Even Lebow worries that Sri Chinmoy may be "overexposing" ultramarathons. "The six-day run had a history; people could identify with it," he says. "But the 1,000-mile run went beyond comprehension for most. And then he did the 1,300-mile run. The race lasted almost three weeks and generated no attention. He's in danger of taking something that was unique and charismatic and making it commonplace."
Stan Wagon, editor of Ultrarunning, agrees. "I hate it when he changes the six-day race to a five-day race, or invents a 1,300-mile race so he can hold the longest race ever run," he says. "The events have attracted surprisingly good runners because they're so well handled, but they still boil down to whims of the boss."

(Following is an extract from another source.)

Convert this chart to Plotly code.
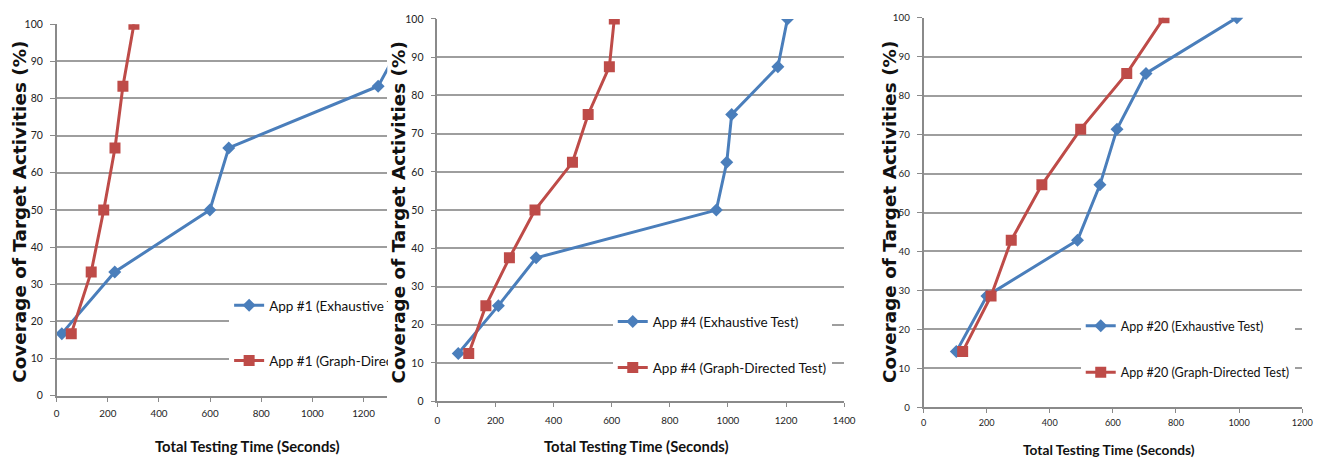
import plotly.graph_objects as go

# ---- data -------------------------------------------------------------
# App #1 (6 target activities)
app1_exh_time = [20, 227, 599, 673, 1257, 1390]
app1_exh_cov = [16.7, 33.3, 50.0, 66.7, 83.3, 100.0]
app1_gd_time = [57, 135, 184, 228, 259, 302]
app1_gd_cov = [16.7, 33.3, 50.0, 66.7, 83.3, 100.0]

# App #4 (8 target activities)
app4_exh_time = [72, 210, 340, 960, 996, 1013, 1172, 1205]
app4_exh_cov = [12.5, 25.0, 37.5, 50.0, 62.5, 75.0, 87.5, 100.0]
app4_gd_time = [108, 167, 248, 336, 465, 519, 592, 609]
app4_gd_cov = [12.5, 25.0, 37.5, 50.0, 62.5, 75.0, 87.5, 100.0]

# App #20 (7 target activities)
app20_exh_time = [104, 201, 488, 559, 613, 705, 993]
app20_exh_cov = [14.3, 28.6, 42.9, 57.1, 71.4, 85.7, 100.0]
app20_gd_time = [124, 214, 278, 375, 498, 644, 762]
app20_gd_cov = [14.3, 28.6, 42.9, 57.1, 71.4, 85.7, 100.0]

legend_names = [
    ["App #1 (Exhaustive T", "App #1 (Graph-Direc"],
    ["App #4 (Exhaustive Test)", "App #4 (Graph-Directed Test)"],
    ["App #20 (Exhaustive Test)", "App #20 (Graph-Directed Test)"],
]
x_title = "Total Testing Time (Seconds)"
y_title = "Coverage of Target Activities (%)"

# ---- layout geometry (pixels) ----------------------------------------
W, H = 1333, 459
BLUE = "#4A7EBB"
RED = "#BE4B48"
GRID = "#9e9e9e"
AXIS = "#8a8a8a"
BODY = "Lato, Roboto, sans-serif"
WIDE = "DejaVu Sans, Verdana, sans-serif"


def px_x(p):
    return p / W


def px_y(p):
    return 1 - p / H


panels = [
    dict(l=54.3, r=388.7, t=17.7, b=400.0, xmax=1293, tickmax=1200,
         ytitle_x=16, xtitle=(247, 452), fs=1.0, xstand=4, title_bg=None,
         legend=(228.7, 304.0, 55.3)),
    dict(l=439.3, r=850.7, t=12.3, b=405.7, xmax=1400, tickmax=1400,
         ytitle_x=400, xtitle=(641, 452), fs=1.0, xstand=5, title_bg="white",
         legend=(616.7, 320.7, 46.0)),
    dict(l=931.0, r=1314.0, t=11.0, b=412.0, xmax=1200, tickmax=1200,
         ytitle_x=896, xtitle=(1119, 455), fs=0.93, xstand=2, title_bg=None,
         legend=(1090.0, 325.0, 46.7)),
]

series = [
    (app1_exh_time, app1_exh_cov, app1_gd_time, app1_gd_cov),
    (app4_exh_time, app4_exh_cov, app4_gd_time, app4_gd_cov),
    (app20_exh_time, app20_exh_cov, app20_gd_time, app20_gd_cov),
]

fig = go.Figure()
annotations = []
layout_axes = {}

for i, (pan, (ex_t, ex_c, gd_t, gd_c)) in enumerate(zip(panels, series)):
    n = "" if i == 0 else str(i + 1)
    xa, ya = "x" + n, "y" + n
    leg = "legend" + n
    fig.add_trace(go.Scatter(
        x=ex_t, y=ex_c, xaxis=xa, yaxis=ya, mode="lines+markers",
        name=legend_names[i][0], legend=leg, legendgroup=f"e{i}",
        line=dict(color=BLUE, width=3),
        marker=dict(symbol="diamond", size=10, color=BLUE),
    ))
    fig.add_trace(go.Scatter(
        x=gd_t, y=gd_c, xaxis=xa, yaxis=ya, mode="lines+markers",
        name=legend_names[i][1], legend=leg, legendgroup=f"g{i}",
        line=dict(color=RED, width=3),
        marker=dict(symbol="square", size=11, color=RED),
    ))

    fs = pan["fs"]
    layout_axes["xaxis" + n] = dict(
        domain=[px_x(pan["l"]), px_x(pan["r"])], anchor=ya,
        range=[0, pan["xmax"]], tickmode="array",
        tickvals=list(range(0, pan["tickmax"] + 1, 200)),
        showgrid=False, zeroline=False, showline=True,
        linecolor=AXIS, linewidth=2, ticks="outside", ticklen=4,
        tickcolor=AXIS, tickwidth=1, ticklabelstandoff=pan["xstand"],
        tickfont=dict(family=BODY, size=9.8 * fs, color="#222222"),
        fixedrange=True,
    )
    layout_axes["yaxis" + n] = dict(
        domain=[px_y(pan["b"]), px_y(pan["t"])], anchor=xa,
        range=[0, 100], tickmode="linear", tick0=0, dtick=10,
        showgrid=True, gridcolor=GRID, gridwidth=1.5,
        zeroline=False, showline=True, linecolor=AXIS, linewidth=1.5,
        ticks="outside", ticklen=5, tickcolor=AXIS, tickwidth=1,
        ticklabelstandoff=5,
        tickfont=dict(family=BODY, size=10.5 * fs, color="#222222"),
        fixedrange=True,
    )

    # legend: first row centre and row pitch given in pixels
    lx, row1, pitch = pan["legend"]
    lfs = 13.5 * fs
    item_h = 1.3 * lfs + 3
    layout_axes[leg] = dict(
        x=px_x(lx), y=px_y(row1 - item_h / 2 - 2.5),
        xanchor="left", yanchor="top",
        bgcolor="white", borderwidth=0,
        tracegroupgap=pitch - item_h,
        font=dict(family=BODY, size=lfs, color="#111111"),
        itemclick=False, itemdoubleclick=False,
    )

    # axis titles; the middle one sits on a white backing over its neighbour
    ytitle = dict(
        text=f"<b>{y_title}</b>", textangle=-90, xref="paper", yref="paper",
        x=px_x(pan["ytitle_x"]), y=px_y(211), xanchor="center",
        yanchor="middle", showarrow=False,
        font=dict(family=WIDE, size=18.4, color="#111111"),
    )
    if pan["title_bg"]:
        ytitle.update(bgcolor=pan["title_bg"], borderpad=0)
    annotations.append(ytitle)
    tx, ty = pan["xtitle"]
    annotations.append(dict(
        text=f"<b>{x_title}</b>", xref="paper", yref="paper",
        x=px_x(tx), y=px_y(ty), xanchor="center", yanchor="middle",
        showarrow=False,
        font=dict(family=BODY, size=14.8 * fs, color="#111111"),
    ))

fig.update_layout(
    width=W, height=H, margin=dict(l=0, r=0, t=0, b=0),
    paper_bgcolor="white", plot_bgcolor="white",
    annotations=annotations, **layout_axes,
)

fig.write_html("out.html")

The thing is that the guru believes in nothing so fervently as his "whims." "I am at God's behest," he says. "I listen to the dictates of my inner being, and whatever He asks, I try to do with devoted oneness. This is why I do ultradistance." It's also why he doesn't care if sponsors stay away; their financial concerns might only interfere with the intimate atmosphere and precision of his races. And as for making ultras commonplace, that's precisely his point—to show that the common man can regularly accomplish the impossible.
As long as runners want to run, says Sri Chinmoy, he expects to keep putting on ultras. "God does not like anything good to disappear from creation," he says. "So He will not let ultradistance running disappear. If He sees that I am not doing well, He can choose another instrument to carry out His will."